§ **Short problem**
Please write out the lines of the data exactly, beginning with the first and ending with the line containing "20.1, 20, 20]"; leave the pictures behind.

§ **Recorded data**
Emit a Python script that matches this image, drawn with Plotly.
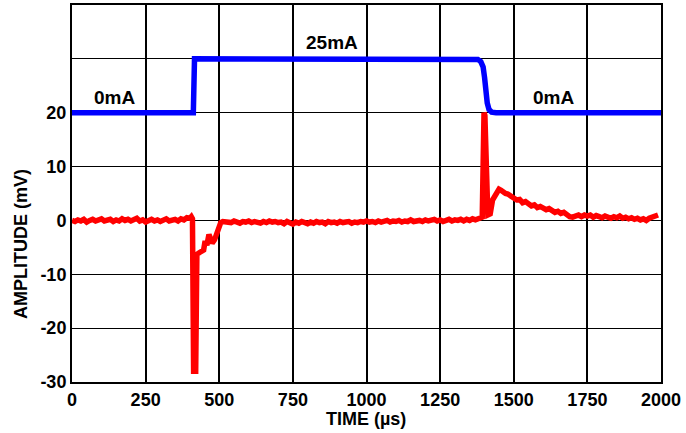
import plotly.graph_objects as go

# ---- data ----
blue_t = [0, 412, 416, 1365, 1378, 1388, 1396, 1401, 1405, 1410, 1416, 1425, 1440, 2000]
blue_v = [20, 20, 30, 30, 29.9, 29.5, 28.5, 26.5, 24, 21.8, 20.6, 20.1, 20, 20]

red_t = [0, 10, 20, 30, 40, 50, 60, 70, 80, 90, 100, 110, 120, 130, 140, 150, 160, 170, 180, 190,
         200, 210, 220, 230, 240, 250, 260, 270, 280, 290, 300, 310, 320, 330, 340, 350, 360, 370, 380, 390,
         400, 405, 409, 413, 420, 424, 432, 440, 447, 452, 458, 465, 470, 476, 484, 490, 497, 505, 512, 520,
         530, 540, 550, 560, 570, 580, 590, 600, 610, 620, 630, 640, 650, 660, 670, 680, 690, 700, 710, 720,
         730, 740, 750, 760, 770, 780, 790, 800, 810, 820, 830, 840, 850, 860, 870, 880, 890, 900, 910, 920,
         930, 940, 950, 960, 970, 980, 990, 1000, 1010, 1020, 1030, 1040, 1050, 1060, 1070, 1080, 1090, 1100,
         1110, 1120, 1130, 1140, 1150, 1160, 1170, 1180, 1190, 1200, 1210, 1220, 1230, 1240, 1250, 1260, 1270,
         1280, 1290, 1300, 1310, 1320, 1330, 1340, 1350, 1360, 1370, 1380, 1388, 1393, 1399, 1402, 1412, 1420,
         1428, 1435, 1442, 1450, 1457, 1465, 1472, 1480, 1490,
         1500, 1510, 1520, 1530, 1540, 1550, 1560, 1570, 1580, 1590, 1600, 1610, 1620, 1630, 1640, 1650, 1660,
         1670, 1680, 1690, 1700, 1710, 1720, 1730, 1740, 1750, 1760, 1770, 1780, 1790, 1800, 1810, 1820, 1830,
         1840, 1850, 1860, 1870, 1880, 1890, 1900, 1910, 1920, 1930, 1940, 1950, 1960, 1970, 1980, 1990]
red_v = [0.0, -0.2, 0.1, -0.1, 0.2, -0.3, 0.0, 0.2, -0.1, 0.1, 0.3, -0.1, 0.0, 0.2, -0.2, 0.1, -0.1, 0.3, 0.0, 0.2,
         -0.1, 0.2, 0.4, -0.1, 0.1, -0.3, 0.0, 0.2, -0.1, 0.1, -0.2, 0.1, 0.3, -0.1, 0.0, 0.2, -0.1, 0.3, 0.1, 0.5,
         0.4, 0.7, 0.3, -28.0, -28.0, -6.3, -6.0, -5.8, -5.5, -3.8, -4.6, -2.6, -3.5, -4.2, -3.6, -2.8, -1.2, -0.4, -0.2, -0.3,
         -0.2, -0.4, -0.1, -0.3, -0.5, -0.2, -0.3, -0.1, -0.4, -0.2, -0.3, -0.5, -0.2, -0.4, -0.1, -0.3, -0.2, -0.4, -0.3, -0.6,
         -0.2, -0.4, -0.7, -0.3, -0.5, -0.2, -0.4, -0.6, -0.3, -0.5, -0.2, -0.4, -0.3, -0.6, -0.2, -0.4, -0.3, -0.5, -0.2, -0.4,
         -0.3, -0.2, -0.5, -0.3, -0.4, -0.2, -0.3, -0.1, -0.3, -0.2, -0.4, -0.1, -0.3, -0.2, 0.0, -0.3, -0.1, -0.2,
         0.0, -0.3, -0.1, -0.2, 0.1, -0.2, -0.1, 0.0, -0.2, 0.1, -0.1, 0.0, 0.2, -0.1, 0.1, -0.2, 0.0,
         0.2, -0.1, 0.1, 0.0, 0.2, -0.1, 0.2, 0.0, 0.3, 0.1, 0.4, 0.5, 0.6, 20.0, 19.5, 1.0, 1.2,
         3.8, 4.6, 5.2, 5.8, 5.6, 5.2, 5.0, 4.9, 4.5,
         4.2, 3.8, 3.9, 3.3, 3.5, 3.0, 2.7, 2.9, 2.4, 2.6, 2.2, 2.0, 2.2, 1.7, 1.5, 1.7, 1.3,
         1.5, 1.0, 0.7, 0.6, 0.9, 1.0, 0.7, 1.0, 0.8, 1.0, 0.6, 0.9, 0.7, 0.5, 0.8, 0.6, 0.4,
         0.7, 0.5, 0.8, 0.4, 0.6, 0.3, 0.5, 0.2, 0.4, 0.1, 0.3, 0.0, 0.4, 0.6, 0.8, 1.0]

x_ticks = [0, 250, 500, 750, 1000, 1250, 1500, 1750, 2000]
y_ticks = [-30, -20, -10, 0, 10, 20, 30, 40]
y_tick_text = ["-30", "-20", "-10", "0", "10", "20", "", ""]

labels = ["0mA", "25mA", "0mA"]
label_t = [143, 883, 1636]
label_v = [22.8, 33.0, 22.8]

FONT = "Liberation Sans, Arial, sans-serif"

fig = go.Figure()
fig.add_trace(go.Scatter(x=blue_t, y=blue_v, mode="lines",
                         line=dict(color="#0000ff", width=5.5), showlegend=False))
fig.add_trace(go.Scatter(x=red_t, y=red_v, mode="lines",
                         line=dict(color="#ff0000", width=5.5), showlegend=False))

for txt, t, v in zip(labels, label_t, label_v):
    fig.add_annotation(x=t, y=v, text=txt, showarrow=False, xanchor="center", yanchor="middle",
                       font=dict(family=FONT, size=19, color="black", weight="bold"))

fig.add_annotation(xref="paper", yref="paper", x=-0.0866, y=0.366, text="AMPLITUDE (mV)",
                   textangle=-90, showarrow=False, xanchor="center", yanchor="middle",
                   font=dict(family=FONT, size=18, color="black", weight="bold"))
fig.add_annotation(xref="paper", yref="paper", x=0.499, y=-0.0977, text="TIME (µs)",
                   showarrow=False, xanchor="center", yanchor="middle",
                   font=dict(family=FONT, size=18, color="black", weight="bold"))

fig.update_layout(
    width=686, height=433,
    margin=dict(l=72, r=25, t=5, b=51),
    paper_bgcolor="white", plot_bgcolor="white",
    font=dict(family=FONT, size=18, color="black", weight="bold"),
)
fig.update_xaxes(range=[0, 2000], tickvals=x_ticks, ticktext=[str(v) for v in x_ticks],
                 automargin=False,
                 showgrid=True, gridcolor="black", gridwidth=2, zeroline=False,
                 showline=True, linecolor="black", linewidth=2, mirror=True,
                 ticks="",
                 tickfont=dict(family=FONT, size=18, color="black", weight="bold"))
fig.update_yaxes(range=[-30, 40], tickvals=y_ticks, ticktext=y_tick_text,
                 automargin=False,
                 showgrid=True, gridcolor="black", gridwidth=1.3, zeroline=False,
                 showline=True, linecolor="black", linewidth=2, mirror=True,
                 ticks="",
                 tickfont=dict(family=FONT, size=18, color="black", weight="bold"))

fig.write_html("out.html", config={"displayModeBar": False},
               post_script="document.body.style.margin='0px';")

§ **Answer for the task**
Emit a Python script that matches this image, drawn with Plotly.
import plotly.graph_objects as go

# ---- data ----
blue_t = [0, 412, 416, 1365, 1378, 1388, 1396, 1401, 1405, 1410, 1416, 1425, 1440, 2000]
blue_v = [20, 20, 30, 30, 29.9, 29.5, 28.5, 26.5, 24, 21.8, 20.6, 20.1, 20, 20]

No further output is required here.